Repeat every line exactly, keeping the pictures out of the copy.

*COLLECTED DATA*

^^^^^^^^^^^^^^^^

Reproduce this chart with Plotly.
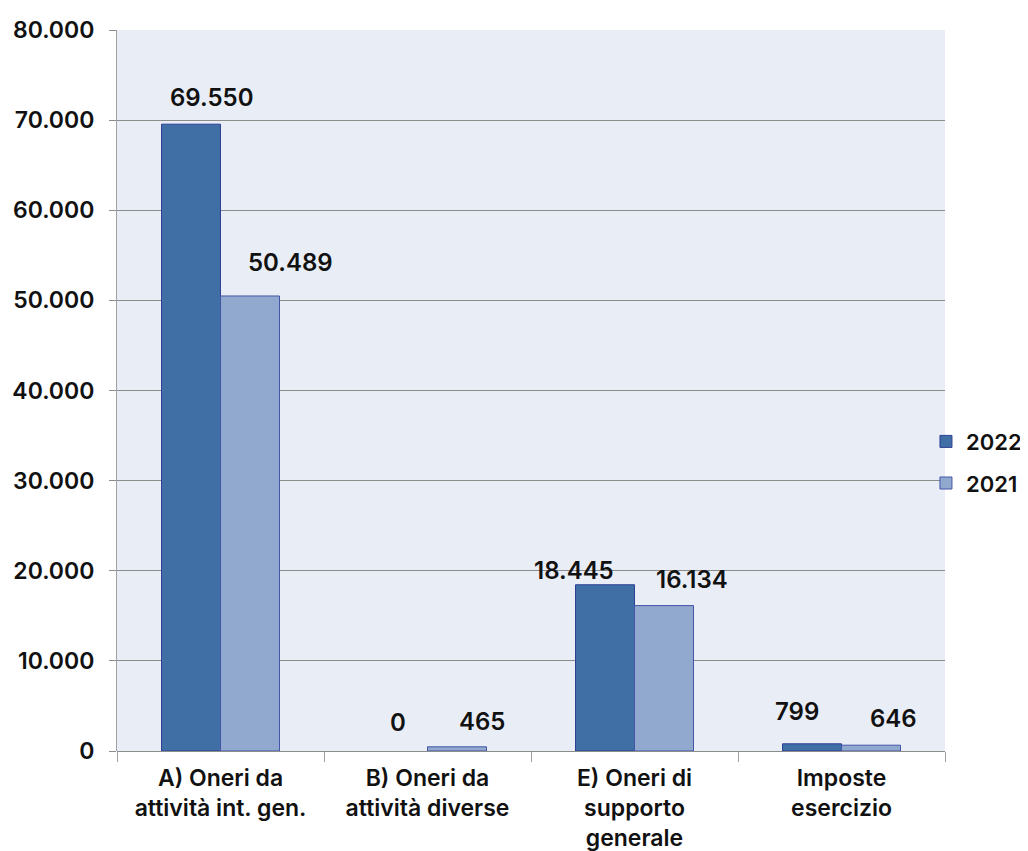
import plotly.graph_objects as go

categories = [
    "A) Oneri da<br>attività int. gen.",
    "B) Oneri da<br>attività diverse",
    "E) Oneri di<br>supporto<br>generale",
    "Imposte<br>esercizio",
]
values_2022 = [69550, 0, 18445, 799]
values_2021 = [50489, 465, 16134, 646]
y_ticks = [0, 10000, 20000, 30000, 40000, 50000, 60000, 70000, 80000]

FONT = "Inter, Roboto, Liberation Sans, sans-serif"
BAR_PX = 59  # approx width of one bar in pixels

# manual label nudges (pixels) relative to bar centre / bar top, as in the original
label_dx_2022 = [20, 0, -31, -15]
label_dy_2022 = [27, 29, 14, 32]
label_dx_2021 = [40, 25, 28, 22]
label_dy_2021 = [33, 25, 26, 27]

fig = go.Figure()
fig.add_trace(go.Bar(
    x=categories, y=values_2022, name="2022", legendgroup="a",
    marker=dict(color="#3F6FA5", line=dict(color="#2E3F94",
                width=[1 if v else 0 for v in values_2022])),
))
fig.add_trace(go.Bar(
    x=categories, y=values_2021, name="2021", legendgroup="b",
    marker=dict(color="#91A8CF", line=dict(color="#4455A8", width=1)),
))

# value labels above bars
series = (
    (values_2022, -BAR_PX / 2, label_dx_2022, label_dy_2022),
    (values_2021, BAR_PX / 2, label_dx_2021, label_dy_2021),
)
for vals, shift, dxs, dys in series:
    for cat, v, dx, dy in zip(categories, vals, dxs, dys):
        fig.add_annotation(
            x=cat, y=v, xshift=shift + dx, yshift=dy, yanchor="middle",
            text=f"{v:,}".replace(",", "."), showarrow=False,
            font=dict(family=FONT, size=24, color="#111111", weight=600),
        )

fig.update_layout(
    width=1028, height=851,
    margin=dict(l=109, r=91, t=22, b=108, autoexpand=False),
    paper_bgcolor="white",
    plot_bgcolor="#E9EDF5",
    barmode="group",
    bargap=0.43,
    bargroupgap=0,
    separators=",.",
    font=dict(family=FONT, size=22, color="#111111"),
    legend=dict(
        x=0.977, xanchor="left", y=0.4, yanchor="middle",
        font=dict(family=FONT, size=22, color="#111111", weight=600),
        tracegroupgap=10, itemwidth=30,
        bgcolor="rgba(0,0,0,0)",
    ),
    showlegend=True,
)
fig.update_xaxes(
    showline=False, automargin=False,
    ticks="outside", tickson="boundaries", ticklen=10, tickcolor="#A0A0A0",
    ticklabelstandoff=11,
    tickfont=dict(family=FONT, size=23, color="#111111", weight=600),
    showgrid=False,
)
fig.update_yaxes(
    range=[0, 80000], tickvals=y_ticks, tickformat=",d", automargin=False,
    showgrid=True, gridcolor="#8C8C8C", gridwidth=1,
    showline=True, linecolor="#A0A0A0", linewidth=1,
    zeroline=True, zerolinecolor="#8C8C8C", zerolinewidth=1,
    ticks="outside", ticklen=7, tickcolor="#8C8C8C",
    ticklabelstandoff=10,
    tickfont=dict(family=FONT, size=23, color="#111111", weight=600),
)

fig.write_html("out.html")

^^^^^^^^^^^^^^^^

*OUTPUT*
Reproduce this chart with Plotly.
import plotly.graph_objects as go

categories = [
    "A) Oneri da<br>attività int. gen.",
    "B) Oneri da<br>attività diverse",
    "E) Oneri di<br>supporto<br>generale",
    "Imposte<br>esercizio",
]
values_2022 = [69550, 0, 18445, 799]
values_2021 = [50489, 465, 16134, 646]
y_ticks = [0, 10000, 20000, 30000, 40000, 50000, 60000, 70000, 80000]

FONT = "Inter, Roboto, Liberation Sans, sans-serif"
BAR_PX = 59  # approx width of one bar in pixels

# manual label nudges (pixels) relative to bar centre / bar top, as in the original
label_dx_2022 = [20, 0, -31, -15]
label_dy_2022 = [27, 29, 14, 32]
label_dx_2021 = [40, 25, 28, 22]
label_dy_2021 = [33, 25, 26, 27]

fig = go.Figure()
fig.add_trace(go.Bar(
    x=categories, y=values_2022, name="2022", legendgroup="a",
    marker=dict(color="#3F6FA5", line=dict(color="#2E3F94",
                width=[1 if v else 0 for v in values_2022])),
))
fig.add_trace(go.Bar(
    x=categories, y=values_2021, name="2021", legendgroup="b",
    marker=dict(color="#91A8CF", line=dict(color="#4455A8", width=1)),
))

# value labels above bars
series = (
    (values_2022, -BAR_PX / 2, label_dx_2022, label_dy_2022),
    (values_2021, BAR_PX / 2, label_dx_2021, label_dy_2021),
)
for vals, shift, dxs, dys in series:
    for cat, v, dx, dy in zip(categories, vals, dxs, dys):
        fig.add_annotation(
            x=cat, y=v, xshift=shift + dx, yshift=dy, yanchor="middle",
            text=f"{v:,}".replace(",", "."), showarrow=False,
            font=dict(family=FONT, size=24, color="#111111", weight=600),
        )

fig.update_layout(
    width=1028, height=851,
    margin=dict(l=109, r=91, t=22, b=108, autoexpand=False),
    paper_bgcolor="white",
    plot_bgcolor="#E9EDF5",
    barmode="group",
    bargap=0.43,
    bargroupgap=0,
    separators=",.",
    font=dict(family=FONT, size=22, color="#111111"),
    legend=dict(
        x=0.977, xanchor="left", y=0.4, yanchor="middle",
        font=dict(family=FONT, size=22, color="#111111", weight=600),
        tracegroupgap=10, itemwidth=30,
        bgcolor="rgba(0,0,0,0)",
    ),
    showlegend=True,
)
fig.update_xaxes(
    showline=False, automargin=False,
    ticks="outside", tickson="boundaries", ticklen=10, tickcolor="#A0A0A0",
    ticklabelstandoff=11,
    tickfont=dict(family=FONT, size=23, color="#111111", weight=600),
    showgrid=False,
)
fig.update_yaxes(
    range=[0, 80000], tickvals=y_ticks, tickformat=",d", automargin=False,
    showgrid=True, gridcolor="#8C8C8C", gridwidth=1,
    showline=True, linecolor="#A0A0A0", linewidth=1,
    zeroline=True, zerolinecolor="#8C8C8C", zerolinewidth=1,
    ticks="outside", ticklen=7, tickcolor="#8C8C8C",
    ticklabelstandoff=10,
    tickfont=dict(family=FONT, size=23, color="#111111", weight=600),
)

fig.write_html("out.html")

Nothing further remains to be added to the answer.